One idea that has been kicked around the NHL offices is bringing in the best of the best in certain skills competitions to face that year’s All-Stars. Have Zdeno Chara or Shea Weber as the King of the Hardest Shot or have Michael Grabner in Fastest Skater. It would get away from the divisional team showdown, but it would make the events more meaningful, as competitors battle the best of the best.

Why stop there? How about importing some legendary players from the past to take part in the skills competitions they thrived in? Al MacInnis in hardest shot or Peter Forsberg in the stick handling drill or Martin Brodeur on the save streak thing? Let chants of “You’ve still got it!” ring though the arena.

But why stop there?! We’ve long argued about the inclusion of players from other leagues in the skills competition, making it less a celebration of the NHL than a celebration of hockey skills. Maybe get draft prospects like Jack Hughes and Kaapo Kakko in the mix?

There are many lessons to be learned from WWE owner Vince McMahon. One is that nostalgia and talent imports are always a way to make the crowd pop.

Finally …

The 100-on-3 challenge

The NHL prides itself on trying to get children into hockey through participation.

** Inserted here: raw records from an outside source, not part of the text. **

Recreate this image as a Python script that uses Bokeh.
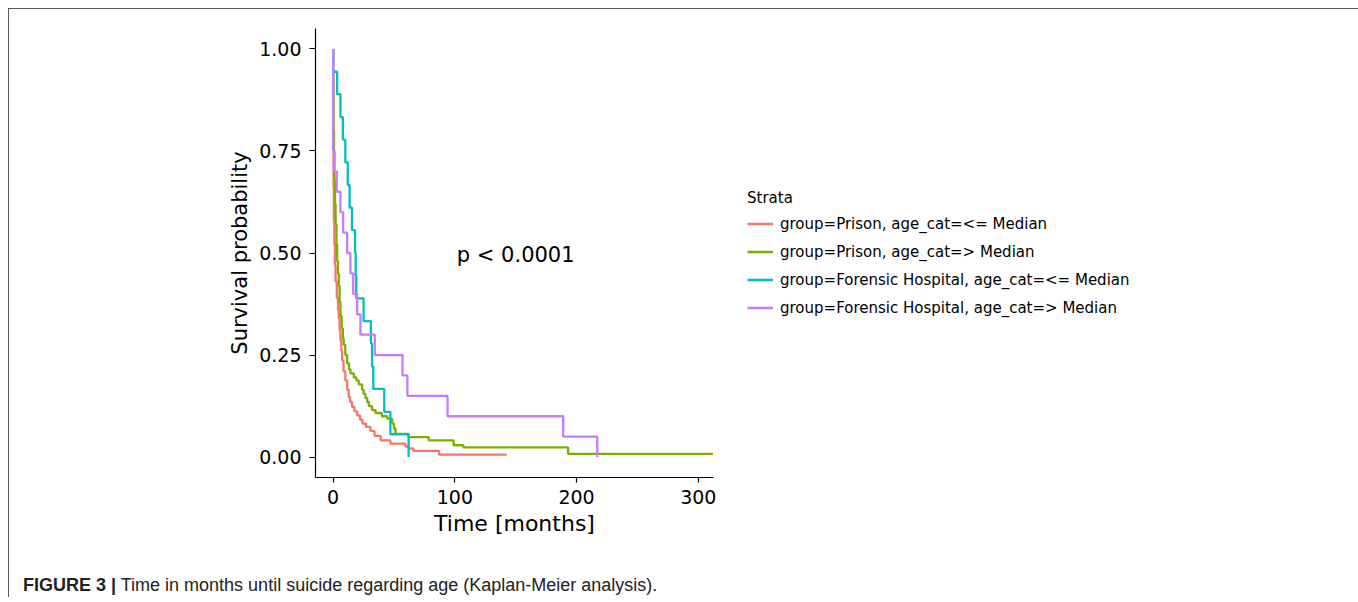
from bokeh.plotting import figure
from bokeh.layouts import column
from bokeh.models import Legend, LegendItem, Label, FixedTicker, Div
from bokeh.embed import file_html
from bokeh.resources import INLINE

# ---------------- data ----------------
x_ticks = [0, 100, 200, 300]
y_ticks = [0.0, 0.25, 0.5, 0.75, 1.0]
y_tick_labels = ["0.00", "0.25", "0.50", "0.75", "1.00"]

strata = [
    "group=Prison, age_cat=<= Median",
    "group=Prison, age_cat=> Median",
    "group=Forensic Hospital, age_cat=<= Median",
    "group=Forensic Hospital, age_cat=> Median",
]
colors = ["#F8766D", "#7CAE00", "#00BFC4", "#C77CFF"]

prison_le_time = [0, 0, 0.3, 0.6, 1.0, 1.5, 2.0, 3.0, 4.0, 4.6, 5.3, 6.0, 6.7, 7.4, 8.5, 10.0,
                  11.5, 12.8, 14.0, 15.6, 17.5, 19.7, 22.0, 24.0, 27.0, 30.6, 34.0, 39.0,
                  47.0, 59.4, 62.0, 66.0, 87.0, 142.5]
prison_le_surv = [1.0, 0.78, 0.66, 0.58, 0.52, 0.47, 0.43, 0.39, 0.36, 0.34, 0.31, 0.286, 0.26,
                  0.237, 0.21, 0.188, 0.165, 0.147, 0.135, 0.123, 0.112, 0.102, 0.092, 0.082,
                  0.074, 0.064, 0.052, 0.041, 0.033, 0.026, 0.021, 0.015, 0.006, 0.006]

prison_gt_time = [0, 0, 0.2, 0.4, 0.7, 1.0, 1.5, 2.0, 2.7, 3.3, 4.0, 4.6, 5.3, 6.0, 7.0, 8.0,
                  8.7, 10.0, 11.5, 13.0, 14.2, 17.0, 19.0, 21.0, 23.8, 25.0, 26.5, 28.0, 29.3,
                  32.0, 34.8, 40.0, 44.4, 48.5, 50.0, 51.2, 62.0, 78.5, 99.0, 107.0, 193.0, 312.0]
prison_gt_surv = [1.0, 0.95, 0.88, 0.80, 0.75, 0.68, 0.62, 0.57, 0.52, 0.48, 0.45, 0.42, 0.38,
                  0.345, 0.315, 0.29, 0.275, 0.25, 0.23, 0.215, 0.205, 0.195, 0.188, 0.178,
                  0.165, 0.155, 0.145, 0.135, 0.125, 0.115, 0.108, 0.100, 0.094, 0.082, 0.07,
                  0.057, 0.049, 0.041, 0.029, 0.024, 0.008, 0.008]

forensic_le_time = [0, 0, 3.3, 6, 8, 10, 12, 13.5, 15.5, 18, 18.5, 19, 25, 31, 32, 33, 42, 47, 62]
forensic_le_surv = [1.0, 0.944, 0.889, 0.833, 0.778, 0.722, 0.667, 0.611, 0.556, 0.5, 0.444,
                    0.389, 0.333, 0.278, 0.222, 0.167, 0.111, 0.056, 0.0]

forensic_gt_time = [0, 0, 1, 3, 6, 8.2, 11.5, 14.2, 16.5, 19.7, 22.4, 34.2, 57, 61, 94, 189, 217]
forensic_gt_surv = [1.0, 0.75, 0.70, 0.65, 0.60, 0.55, 0.50, 0.45, 0.40, 0.35, 0.30, 0.25,
                    0.20, 0.15, 0.10, 0.05, 0.0]

series = [
    (prison_le_time, prison_le_surv),
    (prison_gt_time, prison_gt_surv),
    (forensic_le_time, forensic_le_surv),
    (forensic_gt_time, forensic_gt_surv),
]

p_value_text = "p < 0.0001"
caption_bold = "FIGURE 3 |"
caption_text = "Time in months until suicide regarding age (Kaplan-Meier analysis)."

# ---------------- chart figure ----------------
FONT = "DejaVu Sans"

p = figure(
    frame_width=398, frame_height=449,
    min_border_left=306, min_border_right=636,
    min_border_top=19, min_border_bottom=70,
    x_range=(-14.5, 312.5), y_range=(-0.05, 1.05),
    output_backend="svg", toolbar_location=None,
)
p.outline_line_color = None
p.xgrid.visible = False
p.ygrid.visible = False
p.background_fill_color = "white"
p.border_fill_color = "white"

renderers = []
for (t, s), c in zip(series, colors):
    r = p.step(t, s, mode="after", line_color=c, line_width=2.3)
    renderers.append(r)

for ax in (p.xaxis[0], p.yaxis[0]):
    ax.axis_line_color = "black"
    ax.axis_line_width = 1.2
    ax.major_tick_line_color = "black"
    ax.major_tick_line_width = 1.2
    ax.minor_tick_line_color = None
    ax.major_tick_in = 0
    ax.major_label_text_font = FONT
    ax.major_label_text_font_size = "19px"
    ax.major_label_text_color = "black"
    ax.axis_label_text_font = FONT
    ax.axis_label_text_font_style = "normal"
    ax.axis_label_text_color = "black"

p.xaxis[0].ticker = FixedTicker(ticks=x_ticks)
p.xaxis[0].major_tick_out = 5
p.xaxis[0].major_label_standoff = 7
p.xaxis[0].axis_label = "Time [months]"
p.xaxis[0].axis_label_text_font_size = "22px"
p.xaxis[0].axis_label_standoff = 4

p.yaxis[0].ticker = FixedTicker(ticks=y_ticks)
p.yaxis[0].major_label_overrides = {v: l for v, l in zip(y_ticks, y_tick_labels)}
p.yaxis[0].major_tick_out = 6
p.yaxis[0].major_label_standoff = 8
p.yaxis[0].axis_label = "Survival probability"
p.yaxis[0].axis_label_text_font_size = "21px"
p.yaxis[0].axis_label_standoff = 4

p.add_layout(Label(x=150, y=0.495, text=p_value_text, text_font=FONT,
                   text_font_size="21px", text_align="center", text_baseline="middle",
                   text_color="black"))

legend = Legend(
    items=[LegendItem(label=lab, renderers=[r]) for lab, r in zip(strata, renderers)],
    location="left",
    title="Strata",
    title_text_font=FONT, title_text_font_size="15px", title_text_font_style="normal",
    title_text_color="black", title_standoff=7,
    label_text_font=FONT, label_text_font_size="15px", label_text_color="black",
    glyph_width=26, glyph_height=20, label_height=20, label_standoff=7, spacing=8,
    padding=0, margin=34, border_line_color=None, background_fill_alpha=0,
)
p.add_layout(legend, "right")

# ---------------- caption ----------------
cap_html = (
    '<div style="margin:27px 0 0 14px; font-family:\'Liberation Sans\', Arial, sans-serif; '
    'font-size:18px; line-height:22px; color:#222222; white-space:nowrap;">'
    f'<b>{caption_bold}</b> {caption_text}</div>'
)
cap = Div(text=cap_html, width=1340, height=50, margin=0)

layout = column(p, cap, spacing=0)
layout.margin = (8, 0, 0, 8)
layout.styles = {"border-left": "1px solid #5a5a5a", "border-top": "1px solid #5a5a5a",
                 "border-right": "1px solid #5a5a5a"}

open("out.html", "w").write(file_html(layout, INLINE))
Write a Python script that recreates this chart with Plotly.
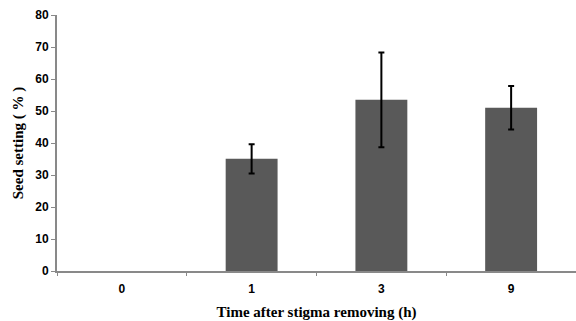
import plotly.graph_objects as go

categories = ["0", "1", "3", "9"]
seed_setting = [0, 35.1, 53.5, 51.0]
error_plus = [0, 4.5, 14.8, 6.8]
error_minus = [0, 4.6, 14.8, 6.8]
y_ticks = [0, 10, 20, 30, 40, 50, 60, 70, 80]

axis_color = "#898989"
bar_color = "#595959"

# zero-height bars draw nothing (and carry no error bar) in the reference
y_plot = [v if v > 0 else None for v in seed_setting]

fig = go.Figure()
fig.add_trace(go.Bar(
    x=categories,
    y=y_plot,
    width=0.4,
    marker=dict(color=bar_color, line=dict(width=0)),
    error_y=dict(
        type="data",
        symmetric=False,
        array=error_plus,
        arrayminus=error_minus,
        color="black",
        thickness=2,
        width=3,
        visible=True,
    ),
    showlegend=False,
))

fig.update_layout(
    width=576,
    height=321,
    margin=dict(l=57, r=0, t=15, b=50),
    paper_bgcolor="white",
    plot_bgcolor="white",
    xaxis=dict(
        type="category",
        automargin=False,
        showline=True,
        linecolor=axis_color,
        linewidth=2,
        ticks="outside",
        tickson="boundaries",
        ticklen=3,
        tickcolor=axis_color,
        tickwidth=1,
        ticklabelstandoff=6,
        showgrid=False,
        tickfont=dict(family="Liberation Sans", size=12, color="black", weight="bold"),
        title=dict(
            text="Time after stigma removing (h)",
            font=dict(family="Liberation Serif", size=15, color="black", weight="bold"),
            standoff=11,
        ),
        range=[-0.5, 3.5],
    ),
    yaxis=dict(
        range=[0, 80],
        automargin=False,
        tickvals=y_ticks,
        showline=True,
        linecolor=axis_color,
        linewidth=2,
        ticks="outside",
        ticklen=4,
        tickcolor=axis_color,
        tickwidth=1,
        showgrid=False,
        zeroline=False,
        tickfont=dict(family="Liberation Sans", size=12, color="black", weight="bold"),
        title=dict(
            text="Seed setting ( % )",
            font=dict(family="Liberation Serif", size=15, color="black", weight="bold"),
            standoff=8,
        ),
    ),
)

fig.write_html(
    "out.html",
    config={"displayModeBar": False},
    post_script="document.body.style.margin='0';document.body.style.padding='0';",
)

So … are you familiar with the 100-on-3 challenge? Because that’s a heckuva way to get kids on the ice:

Quantity is cute. Quality though is what matters.
Great video of three pro football players Vs 100

– Subrahmanyam KVJ (@SuB8u) January 11, 2018

This was a friendly played in Japan last year, featuring three soccer players vs. 100 youth soccer players. It was hilarious. It was adorable. It can totally be a thing they do at the NHL All-Star Game. Give me Auston Matthews, Steven Stamkos and Nikita Kucherov against 100 squirts from a local youth hockey leagues. Or, failing that, 100 youth hockey players vs. one snarly Drew Doughty, swinging his stick through these hordes of youngins such as Sauron slicing through the armies of Middle Earth. Hey, if these kids signed a waiver, they’re fair game.

The NHL All-Star Skills Competition is crazy fun as it is. All we’re saying is that it can always be a little crazier.